Leon Black, a trustee and former board chair of the Museum of Modern Art in New York (MoMA), is being accused of rape. The lawsuit, which was filed in New York Supreme Court on 28 November and describes the assault in graphic detail, asserts that Black raped the plaintiff Cheri Pierson in the “massage suite” of the late financier and sex offender Jeffrey Epstein’s Upper East Side townhouse. The meeting between Black and Pierson during which this incident occurred was “pre-arranged” by Epstein, whom the suit describes as a “close friend and confidant” to Black.

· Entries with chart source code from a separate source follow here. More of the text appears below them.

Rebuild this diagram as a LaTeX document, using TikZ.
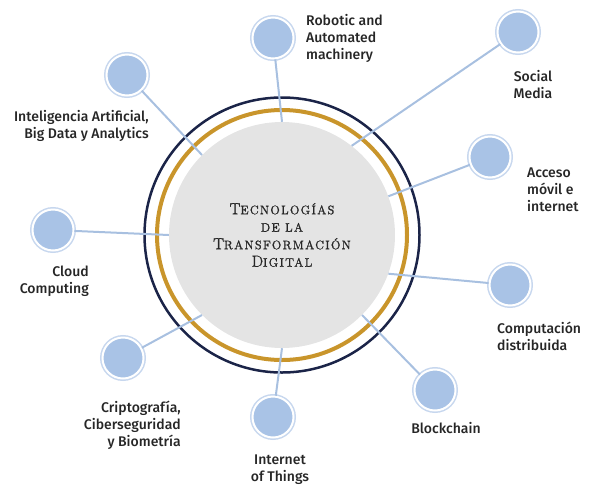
\documentclass[tikz,border=0pt]{standalone}
\usepackage{fontspec}
\setsansfont{Fira Sans}[UprightFont=* Medium]
\newfontfamily\capsfont{Latin Modern Roman}[LetterSpace=11,FakeBold=1.5]
\usetikzlibrary{calc}
\definecolor{navy}{HTML}{1B2448}
\definecolor{ocre}{HTML}{C9952B}
\definecolor{gris}{HTML}{E4E4E4}
\definecolor{bleu}{HTML}{A9C3E6}
\definecolor{bleuclair}{HTML}{C7D7EE}
\definecolor{lien}{HTML}{A8C0E0}
\definecolor{texte}{HTML}{262626}
\newcommand{\grand}[1]{{\fontsize{16}{17.5}\selectfont #1}}
\tikzset{
  sat/.style={circle, minimum size=41pt, inner sep=0pt, fill=bleu, draw=white, line width=2pt,
    preaction={draw=bleuclair, line width=5pt}},
  lbl/.style={font=\sffamily\fontsize{14}{17}\selectfont, text=texte, inner sep=0pt},
  lien/.style={draw=lien, line width=2pt}
}
\begin{document}
\begin{tikzpicture}[x=1pt,y=-1pt]
  \useasboundingbox (0,0) rectangle (594,488);
  %CENTRE
  \node[circle, fill=gris, minimum size=226pt, inner sep=0pt, align=center, text=texte,
        font=\capsfont\fontsize{12.3}{17.5}\selectfont] (T) at (282,235)
        {\grand{T}ECNOLOGÍAS\\DE LA\\\grand{T}RANSFORMACIÓN\\\grand{D}IGITAL};
  \draw[ocre, line width=4pt] (T.center) circle (125pt);
  \draw[navy, line width=2.5pt] (T.center) circle (137.5pt);

  %SATELLITES
  \node[sat] (robot) at (273,38) {};
  \node[sat] (social) at (518,32) {};
  \node[sat] (acceso) at (490,157) {};
  \node[sat] (comput) at (510,285) {};
  \node[sat] (block) at (435,390) {};
  \node[sat] (iot) at (273,417) {};
  \node[sat] (cripto) at (123,358) {};
  \node[sat] (cloud) at (53,230) {};
  \node[sat] (ia) at (127,75) {};

  %LIENS
  \draw[lien] (robot) -- (T.90);
  \draw[lien] (social) -- (T.52);
  \draw[lien] (acceso) -- (T.20);
  \draw[lien] (comput) -- (T.-20);
  \draw[lien] (block) -- (T.-45);
  \draw[lien] (iot) -- (T.-90);
  \draw[lien] (cripto) -- (T.-135);
  \draw[lien] (cloud) -- (T.180);
  \draw[lien] (ia) -- (T.135);

  %TEXTES
  \node[lbl, align=left, anchor=west] (robot-t) at (306,38) {Robotic and\\Automated\\machinery};
  \node[lbl, align=center] (social-t) at (533,85) {Social\\Media};
  \node[lbl, align=left, anchor=west] (acceso-t) at (527,190) {Acceso\\móvil e\\internet};
  \node[lbl, align=left, anchor=west] (comput-t) at (497,336) {Computación\\distribuida};
  \node[lbl] (block-t) at (446,428) {Blockchain};
  \node[lbl, align=center] (iot-t) at (280,470) {Internet\\of Things};
  \node[lbl, align=right, anchor=east] (cripto-t) at (181,425) {Criptografía,\\Ciberseguridad\\y Biometría};
  \node[lbl, align=right, anchor=east] (cloud-t) at (89,281) {Cloud\\Computing};
  \node[lbl, align=right, anchor=east] (ia-t) at (149,126) {Inteligencia Artificial,\\Big Data y Analytics};
\end{tikzpicture}
\end{document}
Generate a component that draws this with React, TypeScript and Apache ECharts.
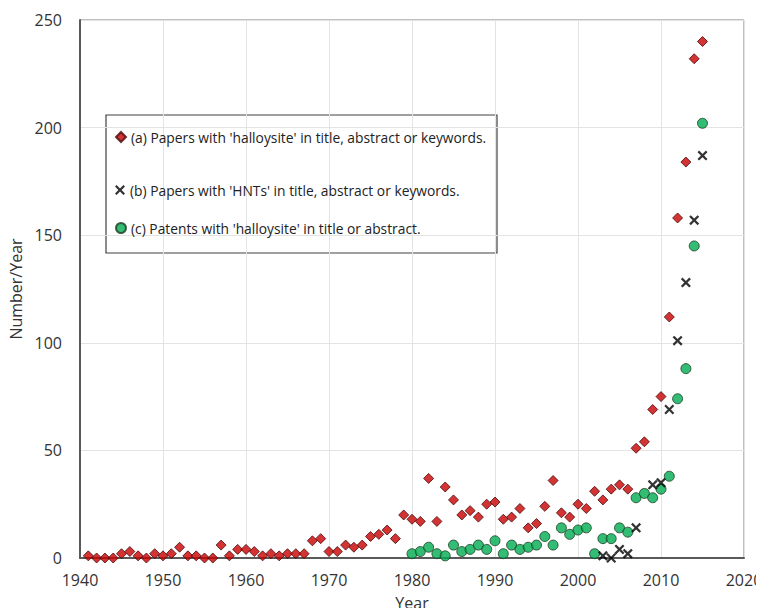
import React, { useEffect, useRef } from "react";
import * as echarts from "echarts";

const yearsA = [1941,1942,1943,1944,1945,1946,1947,1948,1949,1950,1951,1952,1953,1954,1955,1956,1957,1958,1959,1960,1961,1962,1963,1964,1965,1966,1967,1968,1969,1970,1971,1972,1973,1974,1975,1976,1977,1978,1979,1980,1981,1982,1983,1984,1985,1986,1987,1988,1989,1990,1991,1992,1993,1994,1995,1996,1997,1998,1999,2000,2001,2002,2003,2004,2005,2006,2007,2008,2009,2010,2011,2012,2013,2014,2015];
const valuesA = [1,0,0,0,2,3,1,0,2,1,2,5,1,1,0,0,6,1,4,4,3,1,2,1,2,2,2,8,9,3,3,6,5,6,10,11,13,9,20,18,17,37,17,33,27,20,22,19,25,26,18,19,23,14,16,24,36,21,19,25,23,31,27,32,34,32,51,54,69,75,112,158,184,232,240];

const yearsB = [2003,2004,2005,2006,2007,2009,2010,2011,2012,2013,2014,2015];
const valuesB = [1,0,4,2,14,34,35,69,101,128,157,187];

const yearsC = [1980,1981,1982,1983,1984,1985,1986,1987,1988,1989,1990,1991,1992,1993,1994,1995,1996,1997,1998,1999,2000,2001,2002,2003,2004,2005,2006,2007,2008,2009,2010,2011,2012,2013,2014,2015];
const valuesC = [2,3,5,2,1,6,3,4,6,4,8,2,6,4,5,6,10,6,14,11,13,14,2,9,9,14,12,28,30,28,32,38,74,88,145,202];

const nameA = "(a) Papers with 'halloysite' in title, abstract or keywords.";
const nameB = "(b) Papers with 'HNTs' in title, abstract or keywords.";
const nameC = "(c) Patents with 'halloysite' in title or abstract.";

const xTicks = { min: 1940, max: 2020, interval: 10 };
const yTicks = { min: 0, max: 250, interval: 50 };

const X_SYMBOL =
  "path://M0,1.6 L1.6,0 L5,3.4 L8.4,0 L10,1.6 L6.6,5 L10,8.4 L8.4,10 L5,6.6 L1.6,10 L0,8.4 L3.4,5 Z";

const FONT = "'Open Sans', Lato, sans-serif";
const TXT = "#333333";

export default function App() {
  const ref = useRef<HTMLDivElement>(null);
  useEffect(() => {
    if (!ref.current) return;
    const chart = echarts.init(ref.current, undefined, { renderer: "svg" });
    const zip = (xs: number[], vs: number[]) => xs.map((x, i) => [x, vs[i]]);
    const legendCommon = {
      orient: "vertical",
      left: 115,
      padding: 0,
      itemWidth: 10,
      itemHeight: 10,
      itemGap: 5,
      textStyle: { fontFamily: FONT, fontSize: 13.8, color: "#222222" },
      selectedMode: false,
    };
    chart.setOption({
      animation: false,
      backgroundColor: "#ffffff",
      textStyle: { fontFamily: FONT },
      grid: {
        left: 80,
        right: 20,
        top: 20,
        bottom: 58,
        outerBoundsMode: "none",
        containLabel: false,
        show: true,
        borderColor: "#7f7f7f",
        borderWidth: 1,
      },
      legend: [
        { ...legendCommon, top: 130, data: [nameA] },
        { ...legendCommon, top: 183, data: [nameB] },
        { ...legendCommon, top: 221, data: [nameC] },
      ],
      graphic: [
        {
          type: "rect",
          shape: { x: 106, y: 115, width: 391, height: 138 },
          style: { fill: "none", stroke: "#404040", lineWidth: 1.2 },
          z: 0,
        },
      ],
      xAxis: {
        type: "value",
        ...xTicks,
        name: "Year",
        nameLocation: "middle",
        nameGap: 37,
        nameTextStyle: { fontSize: 16, color: TXT, fontFamily: FONT },
        axisLine: { show: true, lineStyle: { color: "#595959", width: 2 } },
        axisTick: { show: false },
        axisLabel: {
          fontSize: 16,
          color: TXT,
          margin: 14,
          fontFamily: FONT,
          formatter: (v: number) => String(v),
        },
        splitLine: { show: true, lineStyle: { color: "#e3e3e3", width: 1 } },
      },
      yAxis: {
        type: "value",
        ...yTicks,
        name: "Number/Year",
        nameLocation: "middle",
        nameGap: 55,
        nameTextStyle: { fontSize: 16, color: TXT, fontFamily: FONT },
        axisLine: { show: true, lineStyle: { color: "#595959", width: 2 } },
        axisTick: { show: false },
        axisLabel: { fontSize: 16, color: TXT, margin: 18, fontFamily: FONT },
        splitLine: { show: true, lineStyle: { color: "#e3e3e3", width: 1 } },
      },
      series: [
        {
          name: nameA,
          type: "scatter",
          symbol: "diamond",
          symbolSize: 10,
          itemStyle: { color: "#c80000", borderColor: "#4a0a0a", borderWidth: 1 },
          data: zip(yearsA, valuesA),
          z: 3,
        },
        {
          name: nameB,
          type: "scatter",
          symbol: X_SYMBOL,
          symbolSize: 10,
          itemStyle: { color: "#000000" },
          data: zip(yearsB, valuesB),
          z: 4,
        },
        {
          name: nameC,
          type: "scatter",
          symbol: "circle",
          symbolSize: 10,
          itemStyle: { color: "#00ab50", borderColor: "#1b3d22", borderWidth: 1 },
          data: zip(yearsC, valuesC),
          z: 2,
        },
      ],
    });
    return () => chart.dispose();
  }, []);
  return <div ref={ref} style={{ width: 764, height: 616, margin: -8 }} />;
}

This is the second time in as many years that Black—who co-founded the private equity firm Apollo Global Management—has been named in a lawsuit related to sexual abuse, as former Russian model Guzel Ganieva sued the financier in June 2021 for both defamation and sexual assault. Both Pierson and Ganieva are represented in these cases by the New York law firm Wigdor LLP.
The latest suit details that Pierson was paid $300 by Epstein in exchange for a massage on approximately five separate occasions, and that she was introduced by Black, whom Epstein referred to as a wealthy businessman who “helps people,” expecting a similar arrangement. The suit claims that Black forcibly escalated the situation into one of sexual assault. It also claims that he insisted on meeting Pierson weeks after the incident at a Manhattan bar, at which point he handed her an envelope with $5,000 in cash.
According to Reuters, Susan Estrich, a lawyer for Black, called Pierson’s lawsuit “categorically false and part of a scheme to extort money from Mr. Black by threatening to destroy his reputation…. We intend to defeat these baseless claims.”
In 2021, Black abruptly resigned from his role at Apollo Global Management following a review of his ties to Epstein, details of which included that Black had paid Epstein more than $150m over a number of years. Following this revelation, more than 150 artists signed an open letter calling for Black’s removal from the board of trustees, and the activist group MoMA Divest released a statement saying, “Recent confirmations of MoMA Board of Trustees Chair Leon Black’s deep financial and personal connections to Jeffrey Epstein underline the problems that MoMA and other major museum boards face and have failed to reckon with in any meaningful way.” The statement adds that “nothing short of a major reconstitution of the board, a change of directors, a public reckoning and a reimagining of the institutional and curatorial mission of the museum is acceptable.”
MoMA did not immediately respond to a request for comment on the allegations.